The most recent United Nations statistics point to a sudden increase in drug trafficking from Latin America to Europe. This is echoed by the Brussels document, which notes that “unprecedented quantities of illicit drugs are trafficked to the E.U. from Latin America.” The World Cocaine Report 2023 issued by the United Nations Office on Drugs and Crime notes that drug trafficking routes to Europe have evolved and shipments originating in Southern Cone countries and Central America have increased.

“Cocaine from landlocked Bolivia and Peru is increasingly transported via the so-called Southern Cone route through Paraguay and the Paraná-Paraguay waterway. Criminal groups, often from Brazil, use planes to cross the border and then boats along the river to the Atlantic,” the U.N. report states. Main entry points for drug shipments into Europe have also changed, the report continues, with “Belgium and the Netherlands now eclipsing the Iberian Peninsula as the main hub.” As such, Mexican trafficking networks are considered “a threat to Europe” because of their ability to “acquire large quantities of cocaine directly from Latin American producers” and transport it to Europe.

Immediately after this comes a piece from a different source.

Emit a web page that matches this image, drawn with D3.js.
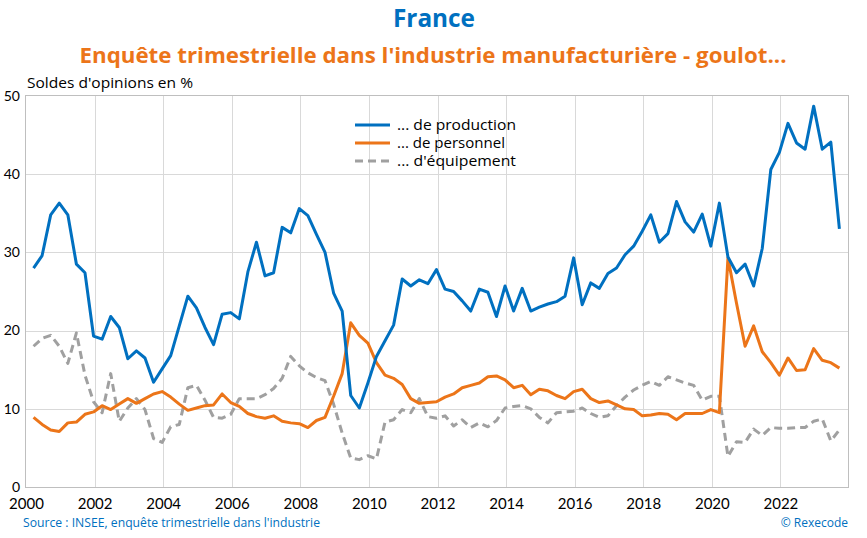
<!DOCTYPE html>
<html>
<head>
<meta charset="utf-8">
<script src="https://cdn.jsdelivr.net/npm/d3@7"></script>
<style>
  body { margin: 0; background: #fff; }
  svg { display: block; font-family: "Open Sans", Lato, sans-serif; }
</style>
</head>
<body>
<svg id="graph" width="867" height="538"></svg>
<script>
// trimestres 2000T1 -> 2023T3
var firstYear = 2000;
var yearTicks = [2000, 2002, 2004, 2006, 2008, 2010, 2012, 2014, 2016, 2018, 2020, 2022];
var valueTicks = [0, 10, 20, 30, 40, 50];
var seriesNames = ["... de production", "... de personnel", "... d'équipement"];

var production = [
  28.0, 29.6, 34.8, 36.3, 34.8, 28.5, 27.4, 19.3, 18.9, 21.8, 20.4, 16.4, 17.4, 16.5, 13.4, 15.1,
  16.8, 20.6, 24.4, 22.9, 20.4, 18.2, 22.1, 22.3, 21.5, 27.5, 31.3, 27.0, 27.4, 33.2, 32.5, 35.6,
  34.7, 32.3, 30.0, 24.8, 22.5, 11.7, 10.1, 13.3, 16.7, 18.7, 20.7, 26.6, 25.7, 26.5, 26.0, 27.8,
  25.3, 25.0, 23.8, 22.5, 25.3, 24.9, 21.8, 25.7, 22.5, 25.4, 22.5, 23.0, 23.4, 23.7, 24.4, 29.3,
  23.3, 26.1, 25.4, 27.3, 28.0, 29.7, 30.8, 32.7, 34.8, 31.3, 32.4, 36.5, 33.9, 32.6, 34.9, 30.8,
  36.3, 29.4, 27.4, 28.5, 25.7, 30.5, 40.6, 42.8, 46.5, 44.0, 43.2, 48.7, 43.2, 44.1, 33.0
];
var personnel = [
  8.9, 8.0, 7.3, 7.1, 8.2, 8.3, 9.3, 9.6, 10.4, 9.9, 10.6, 11.3, 10.7, 11.3, 11.9, 12.2,
  11.5, 10.6, 9.8, 10.1, 10.4, 10.5, 11.9, 10.8, 10.3, 9.4, 9.0, 8.8, 9.1, 8.4, 8.2, 8.1,
  7.6, 8.5, 8.9, 11.6, 14.5, 21.0, 19.4, 18.4, 15.9, 14.3, 13.9, 13.1, 11.3, 10.7, 10.8, 10.9,
  11.5, 11.9, 12.7, 13.0, 13.3, 14.1, 14.2, 13.7, 12.7, 13.0, 11.8, 12.5, 12.3, 11.7, 11.3, 12.2,
  12.5, 11.3, 10.8, 11.0, 10.5, 10.0, 9.9, 9.1, 9.2, 9.4, 9.3, 8.6, 9.4, 9.4, 9.4, 9.9,
  9.5, 29.3, 23.5, 18.0, 20.6, 17.3, 15.9, 14.3, 16.5, 14.9, 15.0, 17.7, 16.2, 15.9, 15.2
];
var equipement = [
  18.0, 19.0, 19.4, 18.0, 15.8, 19.7, 14.3, 10.9, 9.5, 14.5, 8.4, 10.1, 11.3, 9.9, 6.2, 5.7,
  7.7, 8.0, 12.7, 13.0, 11.1, 8.9, 8.8, 9.3, 11.3, 11.3, 11.3, 11.8, 12.6, 13.9, 16.7, 15.5,
  14.6, 14.0, 13.6, 10.6, 6.9, 3.7, 3.5, 4.0, 3.6, 8.3, 8.6, 9.9, 9.5, 11.3, 9.0, 8.8,
  9.1, 7.8, 8.6, 7.6, 8.2, 7.7, 8.5, 10.1, 10.3, 10.4, 10.0, 8.9, 8.2, 9.5, 9.6, 9.7,
  10.1, 9.4, 8.9, 9.1, 10.4, 11.5, 12.4, 13.0, 13.5, 13.0, 14.1, 13.7, 13.3, 13.0, 11.1, 11.6,
  11.6, 3.9, 5.8, 5.7, 7.4, 6.6, 7.6, 7.5, 7.5, 7.6, 7.6, 8.4, 8.7, 5.9, 7.3
];

var blue = "#0070c0", orange = "#ec7519", grey = "#a0a0a0";

var svg = d3.select("#graph");

var x = d3.scaleLinear().domain([2000, 2024]).range([26, 849]);
var y = d3.scaleLinear().domain([0, 50]).range([487, 96]);

// grille
svg.append("g")
    .selectAll("line")
    .data(valueTicks.slice(1, -1))
    .enter()
    .append("line")
    .attr("x1", 26).attr("x2", 849)
    .attr("y1", function(d) { return Math.round(y(d)) + 0.5; })
    .attr("y2", function(d) { return Math.round(y(d)) + 0.5; })
    .attr("stroke", "#d9d9d9");
svg.append("g")
    .selectAll("line")
    .data(yearTicks.slice(1))
    .enter()
    .append("line")
    .attr("x1", function(d) { return Math.round(x(d)) + 0.5; })
    .attr("x2", function(d) { return Math.round(x(d)) + 0.5; })
    .attr("y1", 96).attr("y2", 487)
    .attr("stroke", "#d9d9d9");

svg.append("rect")
    .attr("x", 25.5).attr("y", 95.5)
    .attr("width", 823).attr("height", 392)
    .attr("fill", "none")
    .attr("stroke", "#bfbfbf");

// axes
var xAxis = d3.axisBottom(x).tickValues(yearTicks).tickFormat(d3.format("d")).tickSize(0).tickPadding(11);
var yAxis = d3.axisLeft(y).tickValues(valueTicks).tickSize(0).tickPadding(6);

svg.append("g")
    .attr("transform", "translate(0,487)")
    .call(xAxis)
    .call(function(g) { g.select(".domain").remove(); })
    .selectAll("text")
    .style("font-family", "Lato, sans-serif")
    .style("font-size", "15px")
    .style("fill", "#000");
svg.append("g")
    .attr("transform", "translate(26,0)")
    .call(yAxis)
    .call(function(g) { g.select(".domain").remove(); })
    .selectAll("text")
    .attr("dy", "0.3em")
    .style("font-family", "Lato, sans-serif")
    .style("font-size", "14px")
    .style("fill", "#000");

// courbes
function quarterPos(i) { return firstYear + i / 4 + 0.22; }

var line = d3.line()
    .x(function(d, i) { return x(quarterPos(i)); })
    .y(function(d) { return y(d); });

var series = [
    { values: equipement, color: grey, dash: "8,5" },
    { values: personnel, color: orange, dash: null },
    { values: production, color: blue, dash: null }
];

svg.append("g")
    .selectAll("path")
    .data(series)
    .enter()
    .append("path")
    .attr("d", function(d) { return line(d.values); })
    .attr("fill", "none")
    .attr("stroke", function(d) { return d.color; })
    .attr("stroke-width", 3)
    .attr("stroke-linejoin", "round")
    .attr("stroke-dasharray", function(d) { return d.dash; });

// légende
var legendColors = [blue, orange, grey];
var legendWidths = [119, 108, 119];
var legend = svg.append("g");
legend.selectAll("line")
    .data(seriesNames)
    .enter()
    .append("line")
    .attr("x1", 355).attr("x2", 390)
    .attr("y1", function(d, i) { return 125 + i * 18; })
    .attr("y2", function(d, i) { return 125 + i * 18; })
    .attr("stroke", function(d, i) { return legendColors[i]; })
    .attr("stroke-width", 3)
    .attr("stroke-dasharray", function(d, i) { return i == 2 ? "8,5" : null; });
legend.selectAll("text")
    .data(seriesNames)
    .enter()
    .append("text")
    .attr("x", 397)
    .attr("y", function(d, i) { return 130 + i * 18; })
    .attr("textLength", function(d, i) { return legendWidths[i]; })
    .attr("lengthAdjust", "spacingAndGlyphs")
    .text(function(d) { return d; })
    .style("font-size", "15px")
    .style("fill", "#000");

// titres
svg.append("text")
    .attr("x", 434).attr("y", 27)
    .attr("text-anchor", "middle")
    .attr("textLength", 82)
    .attr("lengthAdjust", "spacingAndGlyphs")
    .text("France")
    .style("font-size", "25px")
    .style("font-weight", "bold")
    .style("fill", blue);
svg.append("text")
    .attr("x", 433).attr("y", 63)
    .attr("text-anchor", "middle")
    .attr("textLength", 707)
    .attr("lengthAdjust", "spacingAndGlyphs")
    .text("Enquête trimestrielle dans l'industrie manufacturière - goulot...")
    .style("font-size", "22px")
    .style("font-weight", "bold")
    .style("fill", orange);
svg.append("text")
    .attr("x", 27).attr("y", 88)
    .attr("textLength", 166)
    .attr("lengthAdjust", "spacingAndGlyphs")
    .text("Soldes d'opinions en %")
    .style("font-size", "15px")
    .style("fill", "#000");

svg.append("text")
    .attr("x", 23).attr("y", 527)
    .attr("textLength", 297)
    .attr("lengthAdjust", "spacingAndGlyphs")
    .text("Source : INSEE, enquête trimestrielle dans l'industrie")
    .style("font-size", "12px")
    .style("fill", blue);
svg.append("text")
    .attr("x", 848).attr("y", 527)
    .attr("text-anchor", "end")
    .text("© Rexecode")
    .style("font-size", "12px")
    .style("fill", blue);
</script>
</body>
</html>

With the quantities of trafficked drugs on the rise and the constant evolution of entry routes, Brussels’ proposal for a more widespread exchange of information is designed to facilitate the work of the anti-narcotics authorities. “Mexican cartels are multinational poly-criminal organizations and have intensified their criminal activities in the E.U., developing a tailor-made criminal business by using numerous legal business structures to support other crimes, such as drug trafficking,” the E.C. recommendation states. The document also notes that a joint Europol-DEA analysis carried out in 2022 showed “cartels and E.U.-based criminal networks have been working together to traffic both methamphetamine and cocaine from Latin America to the E.U. This new form of criminal collaboration also extends to the production of such illegal substances in the territory of some E.U. Member States.”

The agreements being proposed by Brussels could extend to areas beyond drug trafficking to include crimes committed on digital platforms and environmental crimes. Europol on Tuesday stressed the importance of these agreements in helping E.U. countries to prosecute organized crime. The European Council has already authorized negotiations with other countries including Algeria, Egypt, Israel, Jordan, Lebanon, Morocco, Tunisia, Turkey, and New Zealand. The first such agreement was recently signed with the latter.